Housing Market Double-Dip Recession: Chart of the Day

For those who want to sell their houses this spring, they will be disappointed by where home prices are going.

According to the S&P/Case-Shiller Index published today, home prices in 20 largest U.S. metro areas have fallen for 9 straight months at the end of March. The current downward trend started last July, shortly after the $6,500 homebuyer tax credit expired. The government incentive, which originally took effective in 2009 when the American Recovery and Reinvestment Act of 2009 became law, helped end home prices’ 26 consecutive monthly decline from April 2007 to June 2009. But, while the tax credit boosted home sales for a few months, it’s now quite clear that the tax credit can only do so much. There’s no fundamental change in the housing market even as the economy slowly recovers from the worst recession in decades.
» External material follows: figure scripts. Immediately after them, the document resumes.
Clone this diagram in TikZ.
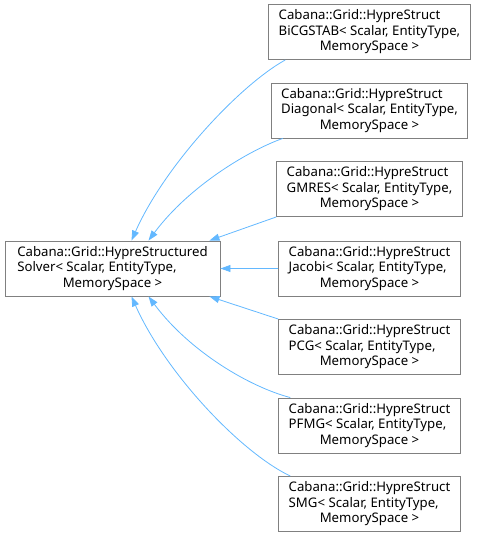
\documentclass[tikz,border=0pt]{standalone}
\usepackage{fontspec}
\setmainfont{Noto Sans}
\usetikzlibrary{arrows.meta}
\definecolor{edgeblue}{HTML}{63B8FF}
\definecolor{boxgray}{HTML}{808080}
\newcommand{\boxlines}[3]{\begin{tabular}{@{}l@{}}#1\\#2\\\multicolumn{1}{@{}c@{}}{#3}\end{tabular}}
\begin{document}
\begin{tikzpicture}[x=1pt,y=-1pt,font=\fontsize{13.2}{15.5}\selectfont,
    classbox/.style={draw=boxgray,line width=0.9pt,fill=white,inner xsep=10pt,inner ysep=0pt,minimum height=55pt},
    inherit/.style={draw=edgeblue,line width=0.8pt,-{Triangle[length=10pt,width=7pt]}}]
    \useasboundingbox (0,0) rectangle (476,537);

    \node[classbox,minimum width=215pt] (base) at (112.5,268.5)
      {\boxlines{Cabana::Grid::HypreStructured}{Solver< Scalar, EntityType,}{MemorySpace >}};

    \foreach \name/\kind/\y in {bicg/BiCGSTAB/32,diag/Diagonal/110.5,gmres/GMRES/189,
        jacobi/Jacobi/268.5,pcg/PCG/347,pfmg/PFMG/425.5,smg/SMG/504}
      \node[classbox] (\name) at (369.5,\y)
        {\boxlines{Cabana::Grid::HypreStruct}{\kind< Scalar, EntityType,}{MemorySpace >}};

    \draw[inherit] ([xshift=17pt]bicg.south west) .. controls (240,85) and (165,165) .. ([xshift=19pt]base.north);
    \draw[inherit] ([xshift=12pt]diag.south west) .. controls (250,150) and (190,185) .. ([xshift=36pt]base.north);
    \draw[inherit] (gmres.south west) -- ([xshift=-11pt]base.north east);
    \draw[inherit] (jacobi.west) -- (base.east);
    \draw[inherit] (pcg.north west) -- ([xshift=-11pt]base.south east);
    \draw[inherit] ([xshift=12pt]pfmg.north west) .. controls (250,387) and (190,352) .. ([xshift=36pt]base.south);
    \draw[inherit] ([xshift=12pt]smg.north west) .. controls (240,452) and (165,372) .. ([xshift=19pt]base.south);
  \end{tikzpicture}
\end{document}
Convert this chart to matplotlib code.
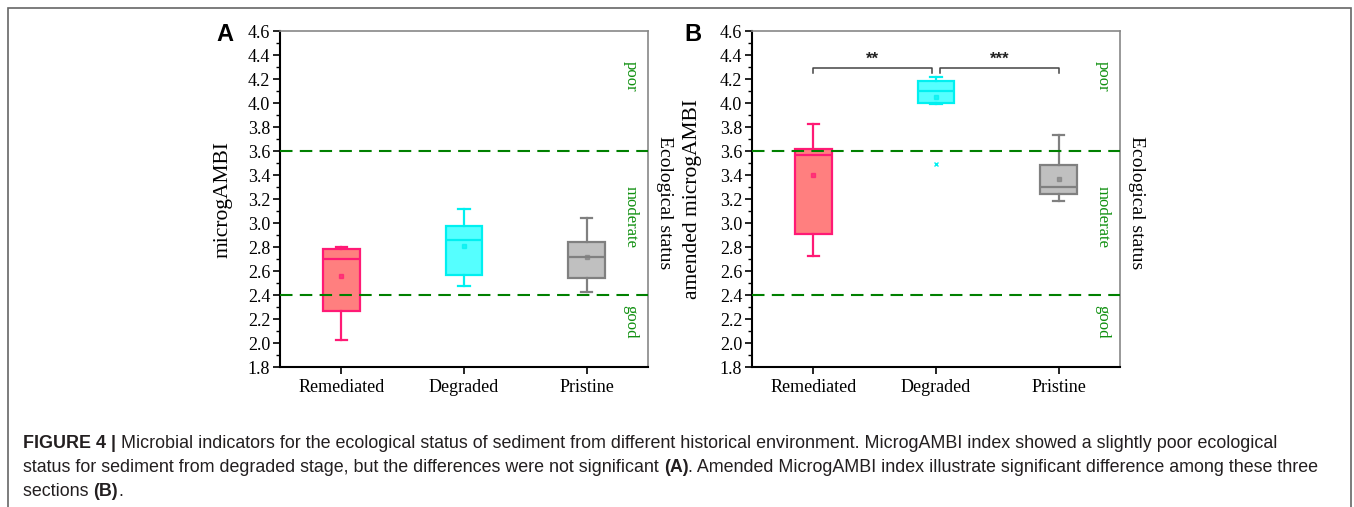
import matplotlib
matplotlib.use("Agg")
import matplotlib.pyplot as plt
from matplotlib.patches import Rectangle
from matplotlib.ticker import MultipleLocator

plt.rcParams['font.family'] = ['Liberation Serif', 'DejaVu Serif']

groups = ['Remediated', 'Degraded', 'Pristine']
face_colors = ['#FF7F7F', '#55FFFF', '#C0C0C0']
edge_colors = ['#FF1A75', '#00F0F0', '#808080']

# panel A: microgAMBI
a_low = [2.025, 2.478, 2.428]
a_q1 = [2.267, 2.567, 2.544]
a_med = [2.700, 2.861, 2.717]
a_q3 = [2.780, 2.972, 2.842]
a_high = [2.796, 3.117, 3.042]
a_mean = [2.558, 2.806, 2.720]
a_out = [[], [], []]

# panel B: amended microgAMBI
b_low = [2.727, 3.995, 3.180]
b_q1 = [2.911, 4.000, 3.240]
b_med = [3.567, 4.097, 3.300]
b_q3 = [3.620, 4.180, 3.486]
b_high = [3.822, 4.220, 3.730]
b_mean = [3.397, 4.050, 3.370]
b_out = [[], [3.49], []]

status_limits = [3.6, 2.4]
status_names = ['poor', 'moderate', 'good']
status_pos = [4.22, 3.05, 2.18]

brackets = [(1.0, 1.97), (2.03, 3.0)]
bracket_y = 4.295
bracket_marks = ['**', '***']

W, H = 1354, 507
fig = plt.figure(figsize=(W / 100, H / 100), dpi=100)


def box_panel(rect, low, q1, med, q3, high, mean, out, ylabel, label_x, letter, letter_x):
    ax = fig.add_axes(rect)
    stats = []
    for i in range(3):
        stats.append(dict(whislo=low[i], q1=q1[i], med=med[i], q3=q3[i],
                          whishi=high[i], mean=mean[i], fliers=out[i]))
    bp = ax.bxp(stats, positions=[1, 2, 3], widths=0.3, patch_artist=True,
                showmeans=True, manage_ticks=False)
    for i in range(3):
        ec = edge_colors[i]
        bp['boxes'][i].set(facecolor=face_colors[i], edgecolor=ec, linewidth=1.6)
        bp['medians'][i].set(color=ec, linewidth=1.6)
        for k in (2 * i, 2 * i + 1):
            bp['whiskers'][k].set(color=ec, linewidth=1.6)
            bp['caps'][k].set(color=ec, linewidth=1.6)
        bp['means'][i].set(marker='s', markersize=2.5, markerfacecolor=ec,
                           markeredgecolor=ec, alpha=0.7)
        bp['fliers'][i].set(marker='x', markersize=3, markeredgecolor=ec,
                            markeredgewidth=1)
    for c in bp['caps']:
        x = c.get_xdata()
        m = (x[0] + x[1]) / 2
        c.set_xdata([m - 0.045, m + 0.045])

    for y in status_limits:
        ax.axhline(y, color='#008000', linestyle=(0, (6, 3.5)), linewidth=1.5,
                   zorder=3)
    for name, y in zip(status_names, status_pos):
        ax.text(0.953, y, name, transform=ax.get_yaxis_transform(),
                rotation=270, ha='center', va='center', color='#109010',
                fontsize=12)
    ax.text(1.044, 0.49, 'Ecological status', transform=ax.transAxes,
            rotation=270, ha='center', va='center', fontsize=14)

    ax.set_xlim(0.5, 3.5)
    ax.set_ylim(1.8, 4.6)
    ax.set_xticks([1, 2, 3])
    ax.set_xticklabels(groups)
    ax.yaxis.set_major_locator(MultipleLocator(0.2))
    ax.yaxis.set_minor_locator(MultipleLocator(0.1))
    ax.yaxis.set_major_formatter(matplotlib.ticker.FormatStrFormatter('%.1f'))
    ax.tick_params(axis='both', which='major', direction='out', length=5,
                   width=1.2, labelsize=13, pad=2)
    ax.tick_params(axis='y', which='minor', direction='out', length=3, width=1)
    ax.tick_params(axis='x', pad=4)
    for s in ('left', 'bottom'):
        ax.spines[s].set_linewidth(1.5)
        ax.spines[s].set_color('black')
    for s in ('top', 'right'):
        ax.spines[s].set_linewidth(1.2)
        ax.spines[s].set_color('#888888')
    ax.set_ylabel(ylabel, fontsize=15.5)
    ax.yaxis.set_label_coords(label_x, 0.5)
    ax.text(letter_x, 0.99, letter, transform=ax.transAxes, ha='center',
            va='center', fontsize=17, fontweight='bold',
            family='Liberation Sans')
    return ax


axA = box_panel([280 / W, 1 - 367 / H, 368 / W, 336 / H], a_low, a_q1, a_med,
                a_q3, a_high, a_mean, a_out, 'microgAMBI', -0.130, 'A', -0.150)
axB = box_panel([752 / W, 1 - 367 / H, 368 / W, 336 / H], b_low, b_q1, b_med,
                b_q3, b_high, b_mean, b_out, 'amended microgAMBI', -0.136, 'B',
                -0.160)

for (x0, x1), mark in zip(brackets, bracket_marks):
    axB.plot([x0, x0, x1, x1], [bracket_y - 0.045, bracket_y, bracket_y,
                                bracket_y - 0.045],
             color='#444444', linewidth=1.1)
    axB.text((x0 + x1) / 2, bracket_y + 0.01, mark, ha='center', va='bottom',
             fontsize=12, fontweight='bold', color='#222222',
             family='Liberation Sans')

# outer frame (open at the bottom)
fig.patches.append(Rectangle((8 / W, -0.05), (1351 - 8) / W, 1.05 - 8 / H,
                             transform=fig.transFigure, fill=False,
                             edgecolor='#666666', linewidth=1.2))

# caption with bold runs
caption = [
    [('FIGURE 4 | ', 'bold'),
     ('Microbial indicators for the ecological status of sediment from '
      'different historical environment. MicrogAMBI index showed a slightly '
      'poor ecological', 'normal')],
    [('status for sediment from degraded stage, but the differences were not '
      'significant ', 'normal'), ('(A)', 'bold'),
     ('. Amended MicrogAMBI index illustrate significant difference among '
      'these three', 'normal')],
    [('sections ', 'normal'), ('(B)', 'bold'), ('.', 'normal')],
]
cap_y = [448, 472, 496]
fig.canvas.draw()
r = fig.canvas.get_renderer()
for parts, yb in zip(caption, cap_y):
    x = 23
    for txt, wt in parts:
        t = fig.text(x / W, 1 - yb / H, txt, fontsize=12.9, fontweight=wt,
                     family='Liberation Sans', color='#231F20',
                     va='baseline', ha='left')
        bb = t.get_window_extent(renderer=r)
        x += bb.width

fig.savefig('out.png', dpi=100)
Last week, Realty Trac, the leading online marketplace for foreclosure properties, issued its latest foreclosure sales report, and in the report, Realty Trac noted that about 28% of all U.S. residential home sales in the first quarter of 2011 were houses owned by banks. That’s the highest percentage in a year. With some many foreclosed homes on the market, sale prices were pushed down hard. According to Realty Trac, in the first quarter, average price of foreclosed houses  was nearly 27% below the average sales price of properties in normal sale. With more than 1.9 million homes already taken back by banks, Realty Trac says it will take about three years just to clear up this huge inventory. Until then, don’t expect home prices to show any significant improvement. And many economists have said that the economy won’t truly recover until the housing market recovers.

Housing Market Double-Dip Recession

The S&P/Case-Shiller Composite-20 Index covers 20 metropolitan areas. The plot above shows year-over-year change of the Composite-20 Index from 2001 to March 2011. Among 20 cities traced by the Index, only Washington DC shows a year-over-year prices increase. Minneapolis has the largest one-year price decline of 10%.